The Best of Both Worlds

 

The future of qualitative research isn’t “AI versus human.” It’s about knowing when to use each.

AI moderators provide immediacy, scale, and consistency. Human moderators bring empathy, strategy, and creativity. Hybrid models combine both for the strongest outcomes.

At OvationMR, we see the highest value emerging when AI drives prompt engagement and humans step in for nuance. This frees researchers to focus on analysis, synthesis, and storytelling—the work that creates impact.

Closing Thought: AI moderators aren’t here to replace human insight. They’re here to make it sharper, faster, and more scalable. The challenge is knowing when to let AI lead, and when to guide the conversation yourself.

 

Frequently Asked Questions (FAQ)

 

What is an AI moderator in qualitative research?

An AI moderator is a tool that reads participant responses in real time and issues automated follow-up questions or probes, often within seconds of a task being completed.

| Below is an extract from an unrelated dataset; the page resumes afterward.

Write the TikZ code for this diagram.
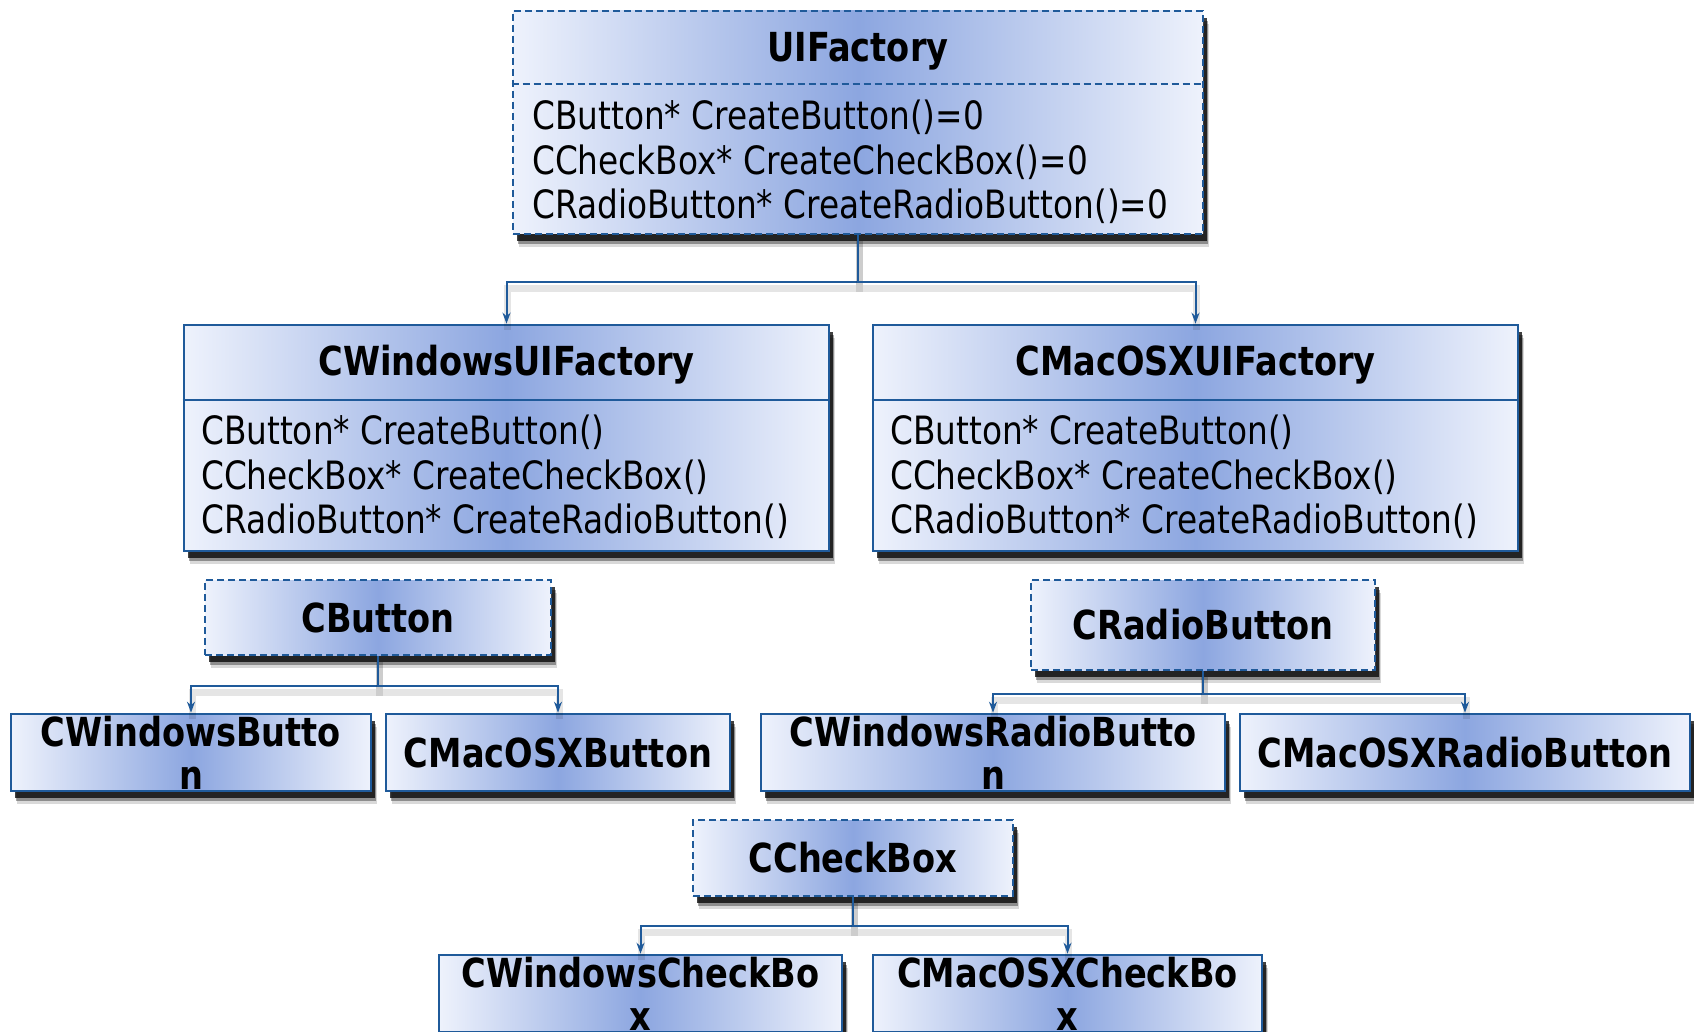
\documentclass[tikz,border=0pt]{standalone}
\usepackage{fontspec}
\setmainfont{DejaVu Sans}[FakeStretch=0.84]
\usetikzlibrary{shadows,arrows.meta}
\definecolor{umlline}{HTML}{1F5A9A}
\definecolor{umledge}{HTML}{EEF2FC}
\definecolor{umlmid}{HTML}{8CA6E0}
\tikzset{
  umlbox/.style={draw=umlline, line width=2.6pt, left color=umledge, right color=umledge,
    middle color=umlmid, inner sep=0pt,
    drop shadow={shadow xshift=6pt, shadow yshift=-13pt, fill=black, opacity=0.15},
    drop shadow={shadow xshift=5pt, shadow yshift=-10pt, fill=black, opacity=0.35},
    drop shadow={shadow xshift=4pt, shadow yshift=-7pt, fill=black, opacity=0.75}},
  abstractbox/.style={umlbox, dash pattern=on 7pt off 4pt},
  concretebox/.style={umlbox},
  ctitle/.style={font=\fontsize{40}{43}\selectfont\bfseries, align=center, inner sep=0pt},
  cmethods/.style={font=\fontsize{39}{44.3}\selectfont, align=left, anchor=north west, inner sep=0pt},
  inherit/.style={draw=umlline, line width=2pt, -{Stealth[length=11pt,width=8pt]},
    preaction={draw=black, opacity=0.1, line width=7pt, -, transform canvas={xshift=1pt,yshift=-6pt}}}
}
\begin{document}
\begin{tikzpicture}[x=1pt,y=-1pt]
  \fill[white] (0,0) rectangle (1694,1032);
  \useasboundingbox (0,0) rectangle (1694,1032);

  \node[abstractbox, minimum width=690pt, minimum height=223pt] (uif) at (858,122.5) {};
  \node[ctitle] (uift) at (858,51) {UIFactory};
  \draw[umlline, line width=2.6pt, dash pattern=on 7pt off 4pt] (uif.west |- 0,84) -- (uif.east |- 0,84);
  \node[cmethods] (uifm) at (532,100) {CButton* CreateButton()=0\\CCheckBox* CreateCheckBox()=0\\CRadioButton* CreateRadioButton()=0};

  \node[concretebox, minimum width=645pt, minimum height=226pt] (cwf) at (506.5,438) {};
  \node[ctitle] (cwft) at (506.5,365) {CWindowsUIFactory};
  \draw[umlline, line width=2.6pt] (cwf.west |- 0,400) -- (cwf.east |- 0,400);
  \node[cmethods] (cwfm) at (201,415) {CButton* CreateButton()\\CCheckBox* CreateCheckBox()\\CRadioButton* CreateRadioButton()};

  \node[concretebox, minimum width=645pt, minimum height=226pt] (cmf) at (1195.5,438) {};
  \node[ctitle] (cmft) at (1195.5,365) {CMacOSXUIFactory};
  \draw[umlline, line width=2.6pt] (cmf.west |- 0,400) -- (cmf.east |- 0,400);
  \node[cmethods] (cmfm) at (890,415) {CButton* CreateButton()\\CCheckBox* CreateCheckBox()\\CRadioButton* CreateRadioButton()};

  \node[abstractbox, ctitle, minimum width=346pt, minimum height=75pt] (cbtn) at (378,617.5) {CButton};
  \node[concretebox, ctitle, minimum width=360pt, minimum height=77pt] (cwb) at (191,752.5) {CWindowsButto\\n};
  \node[concretebox, ctitle, minimum width=344pt, minimum height=77pt] (cmb) at (558,752.5) {CMacOSXButton};

  \node[abstractbox, ctitle, minimum width=344pt, minimum height=90pt] (crb) at (1203,625) {CRadioButton};
  \node[concretebox, ctitle, minimum width=464pt, minimum height=77pt] (cwr) at (993,752.5) {CWindowsRadioButto\\n};
  \node[concretebox, ctitle, minimum width=450pt, minimum height=77pt] (cmr) at (1465,752.5) {CMacOSXRadioButton};

  \node[abstractbox, ctitle, minimum width=320pt, minimum height=76pt] (cchk) at (853,858) {CCheckBox};
  \node[concretebox, ctitle, minimum width=403pt, minimum height=77pt] (cwc) at (640.5,993.5) {CWindowsCheckBo\\x};
  \node[concretebox, ctitle, minimum width=389pt, minimum height=77pt] (cmc) at (1067.5,993.5) {CMacOSXCheckBo\\x};

  \draw[inherit] (uif.south) -- ++(0,47) -| (cwf.north);
  \draw[inherit] (uif.south) -- ++(0,47) -| (cmf.north);
  \draw[inherit] (cbtn.south) -- ++(0,30) -| (cwb.north);
  \draw[inherit] (cbtn.south) -- ++(0,30) -| (cmb.north);
  \draw[inherit] (crb.south) -- ++(0,23) -| (cwr.north);
  \draw[inherit] (crb.south) -- ++(0,23) -| (cmr.north);
  \draw[inherit] (cchk.south) -- ++(0,29) -| (cwc.north);
  \draw[inherit] (cchk.south) -- ++(0,29) -| (cmc.north);
\end{tikzpicture}
\end{document}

When should researchers avoid AI moderation?

Avoid AI for sensitive topics, small executive samples, or when cultural context and empathy are critical. These situations benefit from human judgment and rapport-building.

What are the benefits of AI moderation?

Speed, scalability, consistency, improved participant experience, and richer data captured closer to the moment of behavior.

Is AI moderation better than human moderation?

Neither is universally better. AI is optimal for routine, scalable, and time-sensitive projects, while humans are critical for sensitive, strategic, or nuanced research.

Can AI and human moderators work together?

Yes. Hybrid moderation is often best: AI handles first-line probing to keep momentum, while humans provide deeper follow-ups and oversight.

How does AI moderation affect participant experience?

Participants receive immediate acknowledgment and context-aware probes while they’re still engaged, which increases completion rates and the depth of responses.